Joel Garreau's Nine Nations of North America is still enjoyable, particularly because it is not nearly as dated as you might suspect. I was given it as a gift in 2001 and read it expecting Garreau's fieldwork to show me how people in North American regions used to talk. However, much of what Garreau heard and felt as he traveled accorded with things I'd heard and felt in my travels in the `90s and `00s. The only thing that struck me as (semi-)dated was Garreau's devotion of a significant portion of each chapter to how that "nation" was facing the energy crisis. Is such a concern really dated, though, given how the intervening years' explorations and exploitations more or less tabled the discussion for a future date?

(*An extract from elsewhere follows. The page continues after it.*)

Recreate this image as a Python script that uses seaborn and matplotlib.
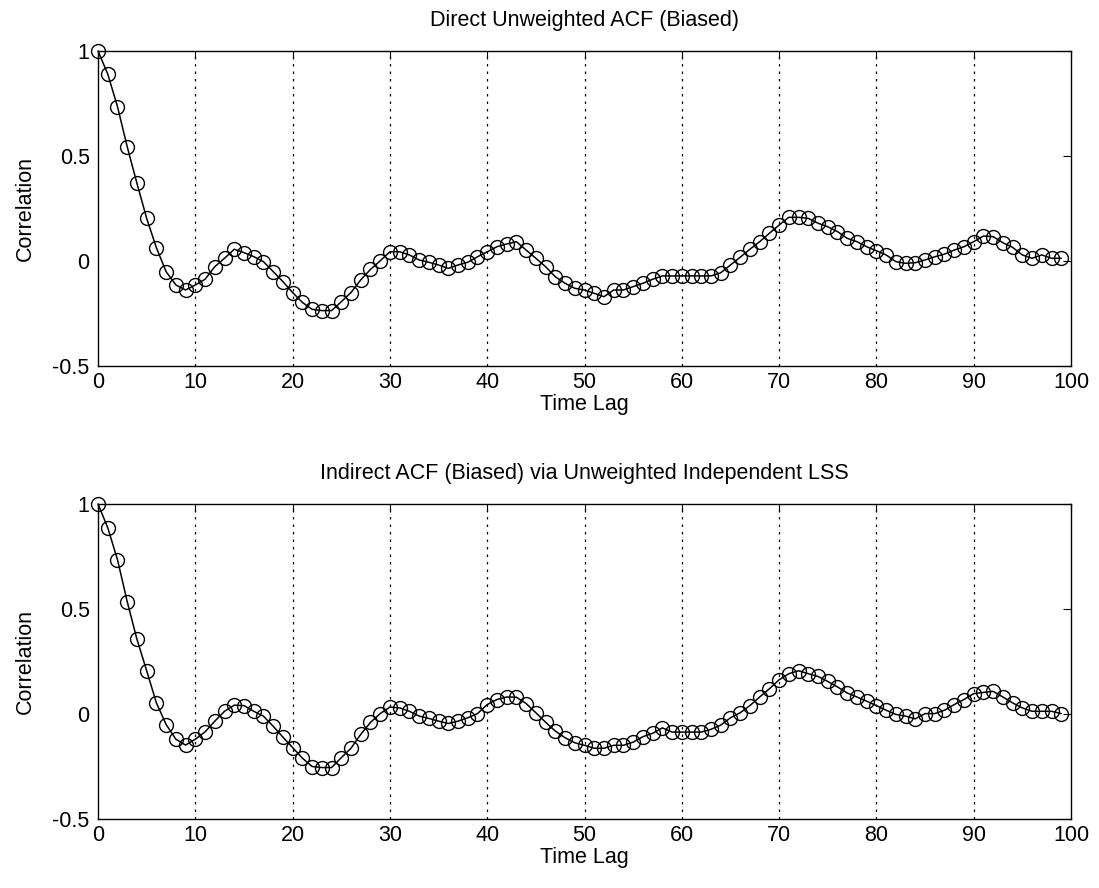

As the holder of a B.A. in Geography, I winced at his choice of the word `nation' when clearly the better term is `region'. Nations are not defined by their interests and way of life, but rather an elusive mix of shared histories, cultures, and socio-political happenstances. However, Garreau's work serves to remind geographers that regions are indeed best defined by interests and way of life, despite much attention given to religious or institutional commonalties (i.e. "civilizations") recently.

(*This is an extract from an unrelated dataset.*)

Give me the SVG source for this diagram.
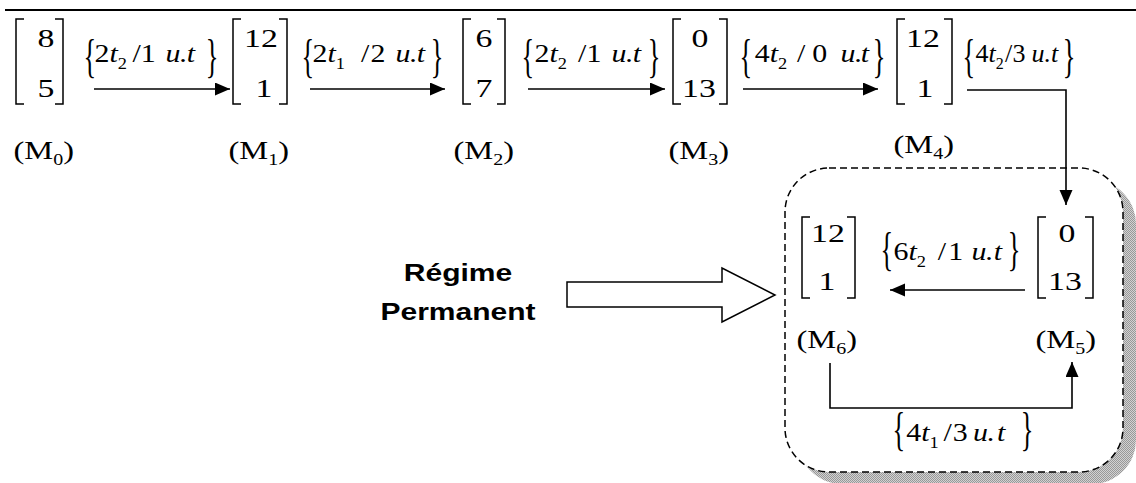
<svg xmlns="http://www.w3.org/2000/svg" width="1136" height="483" viewBox="0 0 1136 483">
  <style>
    .m { font-family: "Liberation Serif", "Times New Roman", serif; font-size: 26px; fill: #000; }
    .i { font-style: italic; }
    .s { font-size: 16px; }
    .b { font-family: "Liberation Serif", "Times New Roman", serif; font-size: 22px; fill: #000; }
    .mid { text-anchor: middle; }
    .end { text-anchor: end; }
    .br { fill: none; stroke: #000; stroke-width: 1.5; }
    .ln { fill: none; stroke: #000; stroke-width: 1.6; }
    .bold { font-family: "Liberation Sans", Arial, sans-serif; font-weight: bold; font-size: 24px; text-anchor: middle; }
  </style>
  <defs>
    <marker id="ah" markerWidth="16" markerHeight="14" refX="15" refY="6.5" orient="auto" markerUnits="userSpaceOnUse">
      <path d="M0,0 L15,6.5 L0,13 Z" fill="#000"/>
    </marker>
    <pattern id="dots" width="2" height="2" patternUnits="userSpaceOnUse">
      <rect width="2" height="2" fill="#d2d2d2"/>
      <rect width="1" height="1" fill="#989898"/>
      <rect x="1" y="1" width="1" height="1" fill="#989898"/>
    </pattern>
  </defs>

  <rect width="1136" height="483" fill="#fff"/>
  <line x1="5" y1="10" x2="1136" y2="10" stroke="#000" stroke-width="2"/>

  <!-- steady-state region -->
  <g id="regime">
    <rect x="798" y="180" width="338" height="304" rx="44" fill="url(#dots)"/>
    <rect x="785" y="168" width="338" height="304" rx="44" fill="#fff" stroke="#000" stroke-width="1.5" stroke-dasharray="7 4"/>
    <text class="bold" transform="translate(458,281) scale(1.25,1)">Régime</text>
    <text class="bold" transform="translate(458,320) scale(1.25,1)">Permanent</text>
    <polygon points="567,282 722,282 722,268 775,295 722,322 722,307 567,307" fill="#fff" stroke="#000" stroke-width="1.5"/>
  </g>

  <!-- markings -->
  <g id="M0">
    <path class="br" d="M24,19 H16 V104 H24 M55,19 H63 V104 H55"/>
    <text class="m mid" transform="translate(46,47) scale(1.3,1)">8</text>
    <text class="m mid" transform="translate(46,97) scale(1.3,1)">5</text>
    <text class="m" transform="translate(13.5,159) scale(1.25,1)">(M<tspan class="s" y="6">0</tspan><tspan y="0">)</tspan></text>
  </g>
  <g id="M1">
    <path class="br" d="M241,19 H233 V104 H241 M279,19 H287 V104 H279"/>
    <text class="m mid" transform="translate(261,47) scale(1.3,1)">12</text>
    <text class="m mid" transform="translate(264,97) scale(1.3,1)">1</text>
    <text class="m" transform="translate(228.5,159) scale(1.25,1)">(M<tspan class="s" y="6">1</tspan><tspan y="0">)</tspan></text>
  </g>
  <g id="M2">
    <path class="br" d="M471,19 H463 V104 H471 M497,19 H505 V104 H497"/>
    <text class="m mid" transform="translate(484,47) scale(1.3,1)">6</text>
    <text class="m mid" transform="translate(484,97) scale(1.3,1)">7</text>
    <text class="m" transform="translate(453.5,159) scale(1.25,1)">(M<tspan class="s" y="6">2</tspan><tspan y="0">)</tspan></text>
  </g>
  <g id="M3">
    <path class="br" d="M681,19 H673 V104 H681 M719,19 H727 V104 H719"/>
    <text class="m mid" transform="translate(700,47) scale(1.3,1)">0</text>
    <text class="m mid" transform="translate(699,97) scale(1.3,1)">13</text>
    <text class="m" transform="translate(668.5,159) scale(1.25,1)">(M<tspan class="s" y="6">3</tspan><tspan y="0">)</tspan></text>
  </g>
  <g id="M4">
    <path class="br" d="M905,19 H897 V104 H905 M944,19 H952 V104 H944"/>
    <text class="m mid" transform="translate(923,47) scale(1.3,1)">12</text>
    <text class="m mid" transform="translate(925,97) scale(1.3,1)">1</text>
    <text class="m" transform="translate(893.5,153) scale(1.25,1)">(M<tspan class="s" y="6">4</tspan><tspan y="0">)</tspan></text>
  </g>
  <g id="M5">
    <path class="br" d="M1046,217 H1038 V298 H1046 M1085,217 H1093 V298 H1085"/>
    <text class="m mid" transform="translate(1067,242) scale(1.3,1)">0</text>
    <text class="m mid" transform="translate(1065,290) scale(1.3,1)">13</text>
    <text class="m" transform="translate(1035.5,348) scale(1.25,1)">(M<tspan class="s" y="6">5</tspan><tspan y="0">)</tspan></text>
  </g>
  <g id="M6">
    <path class="br" d="M810,217 H802 V298 H810 M847,217 H855 V298 H847"/>
    <text class="m mid" transform="translate(828,242) scale(1.3,1)">12</text>
    <text class="m mid" transform="translate(827,290) scale(1.3,1)">1</text>
    <text class="m" transform="translate(796.5,348) scale(1.25,1)">(M<tspan class="s" y="6">6</tspan><tspan y="0">)</tspan></text>
  </g>

  <!-- transitions -->
  <g id="connectors">
    <line class="ln" x1="94" y1="89" x2="230" y2="89" marker-end="url(#ah)"/>
    <line class="ln" x1="310" y1="89" x2="445" y2="89" marker-end="url(#ah)"/>
    <line class="ln" x1="528" y1="89" x2="665" y2="89" marker-end="url(#ah)"/>
    <line class="ln" x1="743" y1="89" x2="878" y2="89" marker-end="url(#ah)"/>
    <polyline class="ln" points="967,90 1066,90 1066,205" marker-end="url(#ah)"/>
    <line class="ln" x1="1025" y1="290" x2="890" y2="290" marker-end="url(#ah)"/>
    <polyline class="ln" points="830,363 830,408 1072,408 1072,362" marker-end="url(#ah)"/>

    <!-- firing labels {n t_k / d u.t} -->
    <g id="t01">
      <text class="b" transform="translate(83.5,71.5) scale(1.2,2.1)">{</text>
      <text class="m" transform="translate(87,62) scale(1.15,1)"><tspan x="6.5" y="0">2</tspan><tspan class="i">t</tspan><tspan class="s" y="7">2</tspan><tspan x="39.5" y="0">/</tspan><tspan x="46.8">1</tspan><tspan class="i" x="68.3">u</tspan><tspan class="i" x="80.9">.</tspan><tspan class="i" x="86.8">t</tspan></text>
      <text class="b end" transform="translate(218.5,71.5) scale(1.2,2.1)">}</text>
    </g>
    <g id="t12">
      <text class="b" transform="translate(301.5,71.5) scale(1.2,2.1)">{</text>
      <text class="m" transform="translate(305,62) scale(1.15,1)"><tspan x="6.5" y="0">2</tspan><tspan class="i">t</tspan><tspan class="s" y="7">1</tspan><tspan x="48.7" y="0">/</tspan><tspan x="57">2</tspan><tspan class="i" x="78.7">u</tspan><tspan class="i" x="91.3">.</tspan><tspan class="i" x="97.2">t</tspan></text>
      <text class="b end" transform="translate(443.5,71.5) scale(1.2,2.1)">}</text>
    </g>
    <g id="t23">
      <text class="b" transform="translate(521.5,71.5) scale(1.2,2.1)">{</text>
      <text class="m" transform="translate(525,62) scale(1.15,1)"><tspan x="8.3" y="0">2</tspan><tspan class="i">t</tspan><tspan class="s" y="7">2</tspan><tspan x="46.1" y="0">/</tspan><tspan x="53.5">1</tspan><tspan class="i" x="75.2">u</tspan><tspan class="i" x="87.8">.</tspan><tspan class="i" x="93.7">t</tspan></text>
      <text class="b end" transform="translate(660.5,71.5) scale(1.2,2.1)">}</text>
    </g>
    <g id="t34">
      <text class="b" transform="translate(739.5,71.5) scale(1.2,2.1)">{</text>
      <text class="m" transform="translate(743,62) scale(1.15,1)"><tspan x="10.2" y="0">4</tspan><tspan class="i">t</tspan><tspan class="s" y="7">2</tspan><tspan x="47" y="0">/</tspan><tspan x="60.3">0</tspan><tspan class="i" x="84.8">u</tspan><tspan class="i" x="97.4">.</tspan><tspan class="i" x="102.4">t</tspan></text>
      <text class="b end" transform="translate(885.5,71.5) scale(1.2,2.1)">}</text>
    </g>
    <g id="t45">
      <text class="b" transform="translate(962.5,71.5) scale(1.2,2.1)">{</text>
      <text class="m" transform="translate(967,62)"><tspan x="8.5" y="0">4</tspan><tspan class="i">t</tspan><tspan class="s" y="7">2</tspan><tspan x="38" y="0">/</tspan><tspan x="45.5">3</tspan><tspan class="i" x="64.5">u</tspan><tspan class="i" x="77.5">.</tspan><tspan class="i" x="84">t</tspan></text>
      <text class="b end" transform="translate(1075.5,71.5) scale(1.2,2.1)">}</text>
    </g>
    <g id="t56">
      <text class="b" transform="translate(880.5,264.5) scale(1.2,2.1)">{</text>
      <text class="m" transform="translate(885,260) scale(1.15,1)"><tspan x="7.5" y="0">6</tspan><tspan class="i">t</tspan><tspan class="s" y="7">2</tspan><tspan x="45.8" y="0">/</tspan><tspan x="55">1</tspan><tspan class="i" x="75.2">u</tspan><tspan class="i" x="87.8">.</tspan><tspan class="i" x="94.6">t</tspan></text>
      <text class="b end" transform="translate(1020.5,264.5) scale(1.2,2.1)">}</text>
    </g>
    <g id="t65">
      <text class="b" transform="translate(892.5,444.5) scale(1.2,2.1)">{</text>
      <text class="m" transform="translate(897,441) scale(1.15,1)"><tspan x="8" y="0">4</tspan><tspan class="i">t</tspan><tspan class="s" y="7">1</tspan><tspan x="40.5" y="0">/</tspan><tspan x="48.5">3</tspan><tspan class="i" x="66.2">u</tspan><tspan class="i" x="78.8">.</tspan><tspan class="i" x="87">t</tspan></text>
      <text class="b end" transform="translate(1033.5,444.5) scale(1.2,2.1)">}</text>
    </g>
  </g>
</svg>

What do I think of Garreau's boundaries? Let me answer this way: my brother-in-law recently remarked to me that in trying to correct misconceptions his fellow students at Harvard have about the Midwest, he'd explained that he felt Michigan was a lot more like Pennsylvania (typically considered a "Northeastern/Mid-Atlantic/East Coast" state) than it was like Kansas (often grouped with Michigan as a "Midwestern" state). I laughed and handed him Joel Garreau's Nine Nations of North America. That myriad others have made similar observations I do not doubt. This is the service of Garreau's work: a corrective to our customary understanding of how North America is broken up.

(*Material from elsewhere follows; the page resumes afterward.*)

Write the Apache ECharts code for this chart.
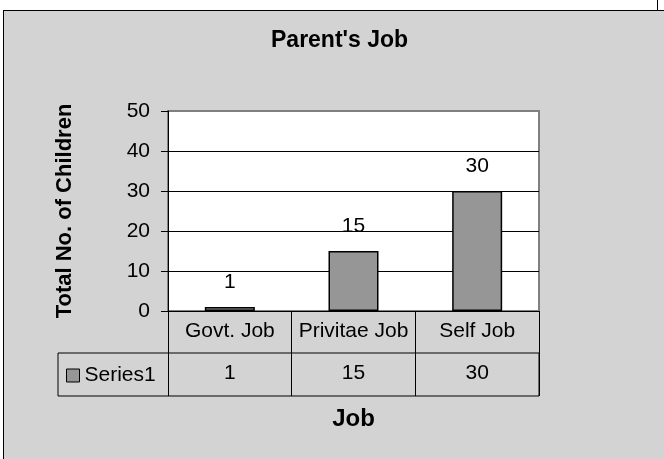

Do I buy into Garreau's boundaries, though? With some minor amendments, yes. I agree that Manhattan, the D.C. area, Alaska, and Hawaii are "aberrations" and would add Central Florida to that list, or perhaps move it into "The Islands", but it is clearly no longer part of "Dixie". A more minor quibble I have would be to shift the northern boundary of the Foundry into Lake Superior rather than splitting the U.P. with "The Breadbasket" (no way Copper Harbor or Marquette is a "Breadbasket" town). If I knew northern Wisconsin better, I would say Superior and Wausau are more likely Foundry towns than they are Breadbasket; that's my suspicion based on the fact that that area is woodsy, rugged, and pocked with mills and factories, and thus perhaps not as concerned by the fate of agribusiness as Kansas City or Minneapolis is.
One last and funny (but not "ha ha funny") thing is that Garreau, in trying to circumscribe New England, notes that there's significant French population along the northern tiers of Maine and New Brunswick, and if it were not for the absurdities of political borders, would put them in with Quebec. However, one thing that characterizes New England (and that perhaps he misses) is its history and culture of significant French influence, from Nova Scotia to Rhode Island.